___ Supplied data
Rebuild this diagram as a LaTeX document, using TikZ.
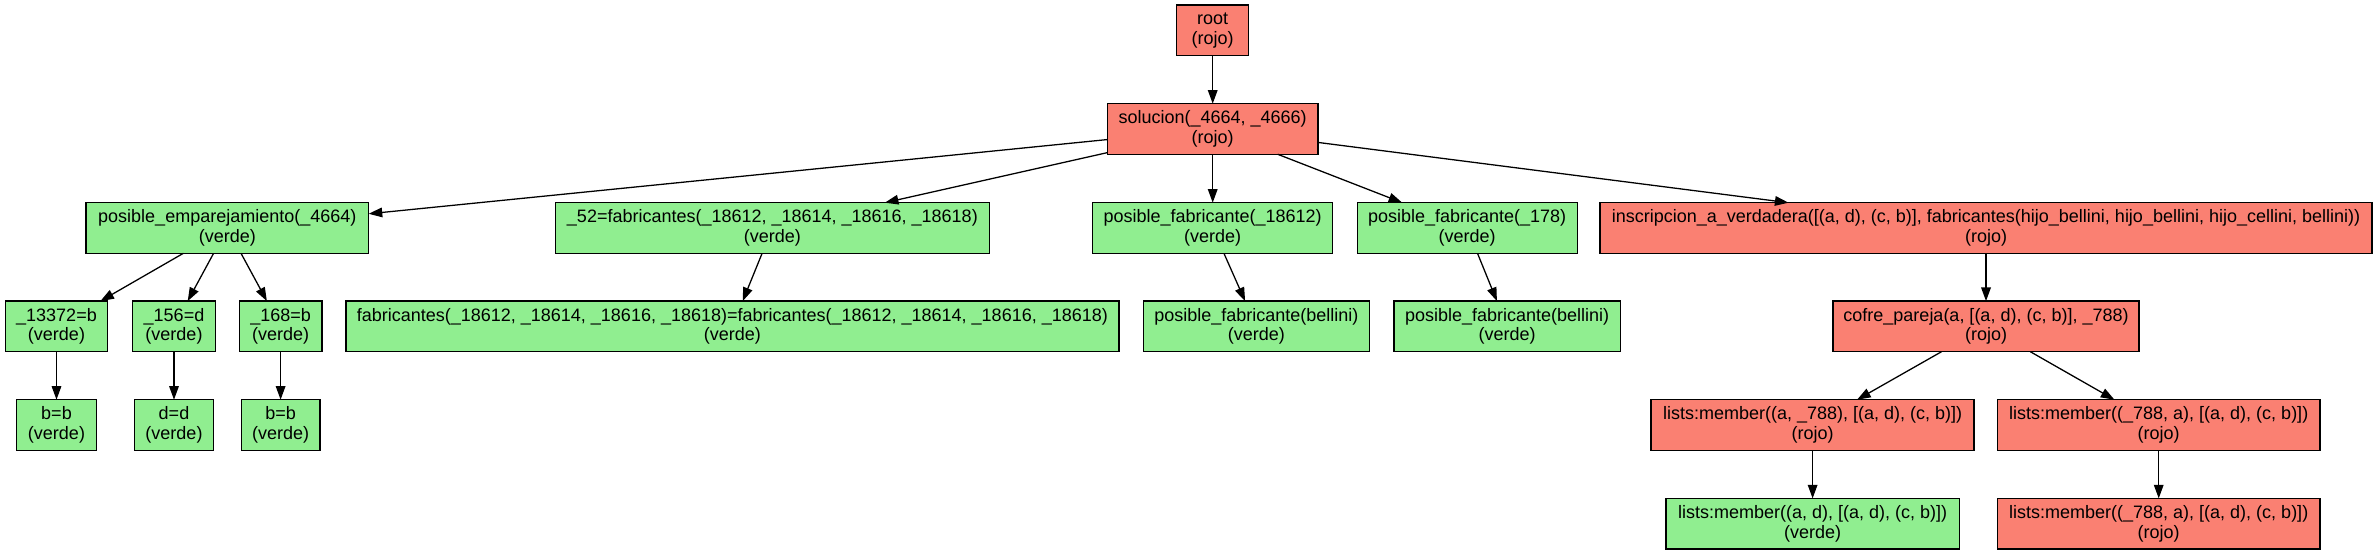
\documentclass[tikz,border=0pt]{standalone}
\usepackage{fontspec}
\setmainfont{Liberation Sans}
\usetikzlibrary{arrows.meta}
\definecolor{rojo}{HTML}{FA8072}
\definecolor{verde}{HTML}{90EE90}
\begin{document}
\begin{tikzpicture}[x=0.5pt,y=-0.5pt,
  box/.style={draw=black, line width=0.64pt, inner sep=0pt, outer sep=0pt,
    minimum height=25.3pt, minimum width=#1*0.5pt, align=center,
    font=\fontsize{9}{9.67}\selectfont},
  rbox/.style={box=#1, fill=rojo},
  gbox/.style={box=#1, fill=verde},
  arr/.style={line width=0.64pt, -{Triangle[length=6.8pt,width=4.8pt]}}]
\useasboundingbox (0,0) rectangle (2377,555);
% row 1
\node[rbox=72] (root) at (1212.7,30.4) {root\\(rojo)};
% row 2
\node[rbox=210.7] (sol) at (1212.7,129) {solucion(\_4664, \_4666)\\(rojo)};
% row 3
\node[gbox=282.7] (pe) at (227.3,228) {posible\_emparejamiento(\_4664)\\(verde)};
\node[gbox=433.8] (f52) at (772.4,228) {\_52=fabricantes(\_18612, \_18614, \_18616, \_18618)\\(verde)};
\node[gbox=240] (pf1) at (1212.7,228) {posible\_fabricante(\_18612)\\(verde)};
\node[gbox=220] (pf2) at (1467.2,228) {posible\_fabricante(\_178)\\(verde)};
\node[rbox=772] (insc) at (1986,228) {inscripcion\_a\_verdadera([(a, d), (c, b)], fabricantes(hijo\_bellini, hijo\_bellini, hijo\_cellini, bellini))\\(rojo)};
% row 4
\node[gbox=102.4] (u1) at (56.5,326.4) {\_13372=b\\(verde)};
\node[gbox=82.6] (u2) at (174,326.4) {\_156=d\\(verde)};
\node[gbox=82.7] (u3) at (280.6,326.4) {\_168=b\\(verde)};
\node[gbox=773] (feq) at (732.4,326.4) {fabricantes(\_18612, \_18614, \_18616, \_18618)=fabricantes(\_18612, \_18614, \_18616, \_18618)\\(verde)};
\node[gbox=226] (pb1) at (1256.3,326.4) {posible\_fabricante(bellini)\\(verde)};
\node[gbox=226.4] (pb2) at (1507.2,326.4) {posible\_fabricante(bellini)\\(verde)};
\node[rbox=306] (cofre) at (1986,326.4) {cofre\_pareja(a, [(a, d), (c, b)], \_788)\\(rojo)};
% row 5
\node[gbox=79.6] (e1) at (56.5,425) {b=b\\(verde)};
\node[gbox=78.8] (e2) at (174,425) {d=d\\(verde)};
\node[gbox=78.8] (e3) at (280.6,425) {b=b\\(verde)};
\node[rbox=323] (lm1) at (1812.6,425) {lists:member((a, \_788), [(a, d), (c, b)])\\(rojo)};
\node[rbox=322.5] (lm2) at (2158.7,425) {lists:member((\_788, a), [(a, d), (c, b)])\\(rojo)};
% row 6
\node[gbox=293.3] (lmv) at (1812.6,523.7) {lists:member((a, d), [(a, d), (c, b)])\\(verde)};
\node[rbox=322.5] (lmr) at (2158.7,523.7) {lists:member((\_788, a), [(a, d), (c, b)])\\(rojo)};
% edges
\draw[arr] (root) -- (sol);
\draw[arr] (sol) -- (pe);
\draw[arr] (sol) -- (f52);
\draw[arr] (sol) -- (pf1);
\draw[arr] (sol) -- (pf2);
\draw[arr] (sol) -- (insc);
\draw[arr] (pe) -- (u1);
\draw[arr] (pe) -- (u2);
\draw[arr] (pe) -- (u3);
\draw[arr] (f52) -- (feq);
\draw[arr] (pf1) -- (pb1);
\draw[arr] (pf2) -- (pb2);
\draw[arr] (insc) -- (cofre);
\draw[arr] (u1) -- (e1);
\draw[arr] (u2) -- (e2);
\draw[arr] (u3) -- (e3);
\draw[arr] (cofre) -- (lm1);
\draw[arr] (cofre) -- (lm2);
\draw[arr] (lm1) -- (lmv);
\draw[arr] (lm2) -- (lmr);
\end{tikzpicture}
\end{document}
______
Exercise description.
Every line should be retyped exactly, with the pictures omitted.

Correct result.
Rebuild this diagram as a LaTeX document, using TikZ.
\documentclass[tikz,border=0pt]{standalone}
\usepackage{fontspec}
\setmainfont{Liberation Sans}
\usetikzlibrary{arrows.meta}
\definecolor{rojo}{HTML}{FA8072}
\definecolor{verde}{HTML}{90EE90}
\begin{document}
\begin{tikzpicture}[x=0.5pt,y=-0.5pt,
  box/.style={draw=black, line width=0.64pt, inner sep=0pt, outer sep=0pt,
    minimum height=25.3pt, minimum width=#1*0.5pt, align=center,
    font=\fontsize{9}{9.67}\selectfont},
  rbox/.style={box=#1, fill=rojo},
  gbox/.style={box=#1, fill=verde},
  arr/.style={line width=0.64pt, -{Triangle[length=6.8pt,width=4.8pt]}}]
\useasboundingbox (0,0) rectangle (2377,555);
% row 1
\node[rbox=72] (root) at (1212.7,30.4) {root\\(rojo)};
% row 2
\node[rbox=210.7] (sol) at (1212.7,129) {solucion(\_4664, \_4666)\\(rojo)};
% row 3
\node[gbox=282.7] (pe) at (227.3,228) {posible\_emparejamiento(\_4664)\\(verde)};
\node[gbox=433.8] (f52) at (772.4,228) {\_52=fabricantes(\_18612, \_18614, \_18616, \_18618)\\(verde)};
\node[gbox=240] (pf1) at (1212.7,228) {posible\_fabricante(\_18612)\\(verde)};
\node[gbox=220] (pf2) at (1467.2,228) {posible\_fabricante(\_178)\\(verde)};
\node[rbox=772] (insc) at (1986,228) {inscripcion\_a\_verdadera([(a, d), (c, b)], fabricantes(hijo\_bellini, hijo\_bellini, hijo\_cellini, bellini))\\(rojo)};
% row 4
\node[gbox=102.4] (u1) at (56.5,326.4) {\_13372=b\\(verde)};
\node[gbox=82.6] (u2) at (174,326.4) {\_156=d\\(verde)};
\node[gbox=82.7] (u3) at (280.6,326.4) {\_168=b\\(verde)};
\node[gbox=773] (feq) at (732.4,326.4) {fabricantes(\_18612, \_18614, \_18616, \_18618)=fabricantes(\_18612, \_18614, \_18616, \_18618)\\(verde)};
\node[gbox=226] (pb1) at (1256.3,326.4) {posible\_fabricante(bellini)\\(verde)};
\node[gbox=226.4] (pb2) at (1507.2,326.4) {posible\_fabricante(bellini)\\(verde)};
\node[rbox=306] (cofre) at (1986,326.4) {cofre\_pareja(a, [(a, d), (c, b)], \_788)\\(rojo)};
% row 5
\node[gbox=79.6] (e1) at (56.5,425) {b=b\\(verde)};
\node[gbox=78.8] (e2) at (174,425) {d=d\\(verde)};
\node[gbox=78.8] (e3) at (280.6,425) {b=b\\(verde)};
\node[rbox=323] (lm1) at (1812.6,425) {lists:member((a, \_788), [(a, d), (c, b)])\\(rojo)};
\node[rbox=322.5] (lm2) at (2158.7,425) {lists:member((\_788, a), [(a, d), (c, b)])\\(rojo)};
% row 6
\node[gbox=293.3] (lmv) at (1812.6,523.7) {lists:member((a, d), [(a, d), (c, b)])\\(verde)};
\node[rbox=322.5] (lmr) at (2158.7,523.7) {lists:member((\_788, a), [(a, d), (c, b)])\\(rojo)};
% edges
\draw[arr] (root) -- (sol);
\draw[arr] (sol) -- (pe);
\draw[arr] (sol) -- (f52);
\draw[arr] (sol) -- (pf1);
\draw[arr] (sol) -- (pf2);
\draw[arr] (sol) -- (insc);
\draw[arr] (pe) -- (u1);
\draw[arr] (pe) -- (u2);
\draw[arr] (pe) -- (u3);
\draw[arr] (f52) -- (feq);
\draw[arr] (pf1) -- (pb1);
\draw[arr] (pf2) -- (pb2);
\draw[arr] (insc) -- (cofre);
\draw[arr] (u1) -- (e1);
\draw[arr] (u2) -- (e2);
\draw[arr] (u3) -- (e3);
\draw[arr] (cofre) -- (lm1);
\draw[arr] (cofre) -- (lm2);
\draw[arr] (lm1) -- (lmv);
\draw[arr] (lm2) -- (lmr);
\end{tikzpicture}
\end{document}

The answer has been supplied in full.